#### [Prompt]
Restate the data word for word and leave the images out.
┄┄┄┄┄┄┄┄┄┄
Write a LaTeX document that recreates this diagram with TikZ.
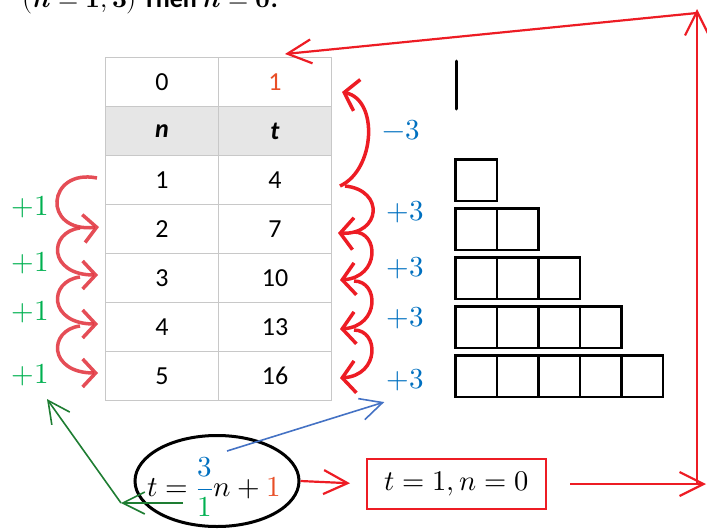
\documentclass[tikz,border=0pt]{standalone}
\usepackage{amsmath}
\usepackage{fontspec}
\usepackage{unicode-math}
\setmainfont{Carlito}
\setmathfont{Latin Modern Math}
\usepackage{tikz}
\usetikzlibrary{shapes.geometric, arrows.meta, positioning, calc}
\definecolor{markred}{RGB}{237, 28, 36}
\definecolor{softred}{RGB}{226, 58, 68}
\definecolor{stepblue}{RGB}{0, 112, 192}
\definecolor{stepgreen}{RGB}{0, 176, 80}
\definecolor{darkgreen}{RGB}{30, 125, 50}
\definecolor{lineblue}{RGB}{68, 114, 196}
\definecolor{startorange}{RGB}{232, 78, 38}
\definecolor{gridgray}{RGB}{200, 200, 200}
\definecolor{headgray}{RGB}{230, 230, 230}

\begin{document}
\begin{tikzpicture}[
    x=1pt, y=-1pt,
    cell/.style={draw=gridgray, line width=1pt, minimum width=113pt,
                 minimum height=49pt, inner sep=0pt,
                 font=\fontsize{26}{31}\selectfont},
    unitsq/.style={draw, line width=2.5pt, minimum size=41.5pt, inner sep=0pt},
    steplabel/.style={font=\fontsize{29}{34}\selectfont, inner sep=1pt},
    loopl/.style={softred, line width=3.5pt, opacity=0.9,
                  -{Straight Barb[length=13pt, width=28pt]}},
    loopr/.style={markred, line width=3.5pt,
                  -{Straight Barb[length=13pt, width=32pt]}},
    arrow/.style={markred, line width=2.2pt,
                  -{Straight Barb[length=24pt, width=24pt]}},
    pointer/.style={line width=1.6pt, -{Straight Barb[length=22pt, width=22pt]}},
]
    \useasboundingbox (0,0) rectangle (707,528);

    \node[anchor=base west, inner sep=0pt,
          font=\fontsize{26}{31}\selectfont\bfseries] (title)
        at (22,7) {$(\symbfit{n}=\symbf{1},\symbf{3})$ Then $\symbfit{n}=\symbf{0}$.};

    \node[cell] (n0) at (162,82) {0};
    \node[cell] (t0) at (275,82) {\textcolor{startorange}{1}};
    \node[cell, fill=headgray] (nh) at (162,131) {\textbf{\textit{n}}};
    \node[cell, fill=headgray] (th) at (275,131) {\textbf{\textit{t}}};
    \foreach \nv/\tv [count=\i] in {1/4, 2/7, 3/10, 4/13, 5/16} {
        \node[cell] (n\i) at (162,{131+49*\i}) {\nv};
        \node[cell] (t\i) at (275,{131+49*\i}) {\tv};
    }

    \draw[line width=3pt, line cap=round] (456,61) -- (456,109);
    \foreach \r in {1,...,5} {
        \foreach \c in {1,...,\r} {
            \node[unitsq] (s\r\c) at ({476+41.5*(\c-1)},{131+49*\r}) {};
        }
    }

    \foreach \y [count=\i] in {207, 263, 312, 375}
        \node[steplabel, text=stepgreen] (p\i) at (30,\y) {$+1$};
    \node[steplabel, text=stepblue] (m0) at (401,130) {$-3$};
    \foreach \y [count=\i] in {212, 268, 318, 380}
        \node[steplabel, text=stepblue] (a\i) at (405,\y) {$+3$};

    \draw[loopl] ($(n1.west)+(-8,-2)$) .. controls +(-50,-10) and +(-58,6)
        .. ($(n2.west)+(-6,-2)$);
    \foreach \i/\j in {2/3, 3/4, 4/5}
        \draw[loopl] ($(n\i.west)+(-25,-1)$) .. controls +(-32,4) and +(-50,0)
            .. ($(n\j.west)+(-7,-3)$);

    \draw[loopr] ($(t1.east)+(8,6)$) .. controls +(35,-16) and +(37,8)
        .. ($(t0.east)+(10,10)$);
    \draw[loopr] ($(t1.east)+(13,6)$) .. controls +(40,4) and +(43,2)
        .. ($(t2.east)+(6,4)$);
    \foreach \i/\j in {2/3, 3/4, 4/5}
        \draw[loopr] ($(t\i.east)+(22,3)$) .. controls +(25,0) and +(40,-3)
            .. ($(t\j.east)+(8,2)$);

    \node[draw, ellipse, line width=3pt, minimum width=164pt,
          minimum height=91pt] (ring) at (217,481) {};
    \node[steplabel] (eq) at (214,487)
        {$t=\textcolor{stepblue}{\dfrac{3}{\textcolor{stepgreen}{1}}}n
          +\textcolor{startorange}{1}$};
    \node[draw=markred, line width=2pt, minimum width=179pt, minimum height=50pt,
          font=\fontsize{28.5}{33}\selectfont] (init) at (456.5,484) {$t=1,n=0$};

    \coordinate (num) at (227,451);
    \coordinate (den) at (183,503);
    \coordinate (bend) at (121,503);
    \coordinate (cornerB) at (697,484);
    \coordinate (cornerT) at (697,9);

    \draw[pointer, lineblue] (num) -- ($(a4.south west)+(-1,10)$);
    \draw[pointer, darkgreen] (den) -- (bend);
    \draw[pointer, darkgreen] (bend) -- ($(p4.south)+(17,12)$);

    \draw[arrow, shorten >=16pt] (ring.east) -- (init.west);
    \draw[arrow, shorten <=23pt] (init.east) -- ($(cornerB)+(9,0)$);
    \draw[arrow] (cornerB) -- (cornerT);
    \draw[arrow] ($(cornerT)+(0,4)$) -- ($(t0.north)+(10,-3)$);
\end{tikzpicture}
\end{document}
┄┄┄┄┄┄┄┄┄┄
#### [Answer to this problem]
Write a LaTeX document that recreates this diagram with TikZ.
\documentclass[tikz,border=0pt]{standalone}
\usepackage{amsmath}
\usepackage{fontspec}
\usepackage{unicode-math}
\setmainfont{Carlito}
\setmathfont{Latin Modern Math}
\usepackage{tikz}
\usetikzlibrary{shapes.geometric, arrows.meta, positioning, calc}
\definecolor{markred}{RGB}{237, 28, 36}
\definecolor{softred}{RGB}{226, 58, 68}
\definecolor{stepblue}{RGB}{0, 112, 192}
\definecolor{stepgreen}{RGB}{0, 176, 80}
\definecolor{darkgreen}{RGB}{30, 125, 50}
\definecolor{lineblue}{RGB}{68, 114, 196}
\definecolor{startorange}{RGB}{232, 78, 38}
\definecolor{gridgray}{RGB}{200, 200, 200}
\definecolor{headgray}{RGB}{230, 230, 230}

\begin{document}
\begin{tikzpicture}[
    x=1pt, y=-1pt,
    cell/.style={draw=gridgray, line width=1pt, minimum width=113pt,
                 minimum height=49pt, inner sep=0pt,
                 font=\fontsize{26}{31}\selectfont},
    unitsq/.style={draw, line width=2.5pt, minimum size=41.5pt, inner sep=0pt},
    steplabel/.style={font=\fontsize{29}{34}\selectfont, inner sep=1pt},
    loopl/.style={softred, line width=3.5pt, opacity=0.9,
                  -{Straight Barb[length=13pt, width=28pt]}},
    loopr/.style={markred, line width=3.5pt,
                  -{Straight Barb[length=13pt, width=32pt]}},
    arrow/.style={markred, line width=2.2pt,
                  -{Straight Barb[length=24pt, width=24pt]}},
    pointer/.style={line width=1.6pt, -{Straight Barb[length=22pt, width=22pt]}},
]
    \useasboundingbox (0,0) rectangle (707,528);

    \node[anchor=base west, inner sep=0pt,
          font=\fontsize{26}{31}\selectfont\bfseries] (title)
        at (22,7) {$(\symbfit{n}=\symbf{1},\symbf{3})$ Then $\symbfit{n}=\symbf{0}$.};

    \node[cell] (n0) at (162,82) {0};
    \node[cell] (t0) at (275,82) {\textcolor{startorange}{1}};
    \node[cell, fill=headgray] (nh) at (162,131) {\textbf{\textit{n}}};
    \node[cell, fill=headgray] (th) at (275,131) {\textbf{\textit{t}}};
    \foreach \nv/\tv [count=\i] in {1/4, 2/7, 3/10, 4/13, 5/16} {
        \node[cell] (n\i) at (162,{131+49*\i}) {\nv};
        \node[cell] (t\i) at (275,{131+49*\i}) {\tv};
    }

    \draw[line width=3pt, line cap=round] (456,61) -- (456,109);
    \foreach \r in {1,...,5} {
        \foreach \c in {1,...,\r} {
            \node[unitsq] (s\r\c) at ({476+41.5*(\c-1)},{131+49*\r}) {};
        }
    }

    \foreach \y [count=\i] in {207, 263, 312, 375}
        \node[steplabel, text=stepgreen] (p\i) at (30,\y) {$+1$};
    \node[steplabel, text=stepblue] (m0) at (401,130) {$-3$};
    \foreach \y [count=\i] in {212, 268, 318, 380}
        \node[steplabel, text=stepblue] (a\i) at (405,\y) {$+3$};

    \draw[loopl] ($(n1.west)+(-8,-2)$) .. controls +(-50,-10) and +(-58,6)
        .. ($(n2.west)+(-6,-2)$);
    \foreach \i/\j in {2/3, 3/4, 4/5}
        \draw[loopl] ($(n\i.west)+(-25,-1)$) .. controls +(-32,4) and +(-50,0)
            .. ($(n\j.west)+(-7,-3)$);

    \draw[loopr] ($(t1.east)+(8,6)$) .. controls +(35,-16) and +(37,8)
        .. ($(t0.east)+(10,10)$);
    \draw[loopr] ($(t1.east)+(13,6)$) .. controls +(40,4) and +(43,2)
        .. ($(t2.east)+(6,4)$);
    \foreach \i/\j in {2/3, 3/4, 4/5}
        \draw[loopr] ($(t\i.east)+(22,3)$) .. controls +(25,0) and +(40,-3)
            .. ($(t\j.east)+(8,2)$);

    \node[draw, ellipse, line width=3pt, minimum width=164pt,
          minimum height=91pt] (ring) at (217,481) {};
    \node[steplabel] (eq) at (214,487)
        {$t=\textcolor{stepblue}{\dfrac{3}{\textcolor{stepgreen}{1}}}n
          +\textcolor{startorange}{1}$};
    \node[draw=markred, line width=2pt, minimum width=179pt, minimum height=50pt,
          font=\fontsize{28.5}{33}\selectfont] (init) at (456.5,484) {$t=1,n=0$};

    \coordinate (num) at (227,451);
    \coordinate (den) at (183,503);
    \coordinate (bend) at (121,503);
    \coordinate (cornerB) at (697,484);
    \coordinate (cornerT) at (697,9);

    \draw[pointer, lineblue] (num) -- ($(a4.south west)+(-1,10)$);
    \draw[pointer, darkgreen] (den) -- (bend);
    \draw[pointer, darkgreen] (bend) -- ($(p4.south)+(17,12)$);

    \draw[arrow, shorten >=16pt] (ring.east) -- (init.west);
    \draw[arrow, shorten <=23pt] (init.east) -- ($(cornerB)+(9,0)$);
    \draw[arrow] (cornerB) -- (cornerT);
    \draw[arrow] ($(cornerT)+(0,4)$) -- ($(t0.north)+(10,-3)$);
\end{tikzpicture}
\end{document}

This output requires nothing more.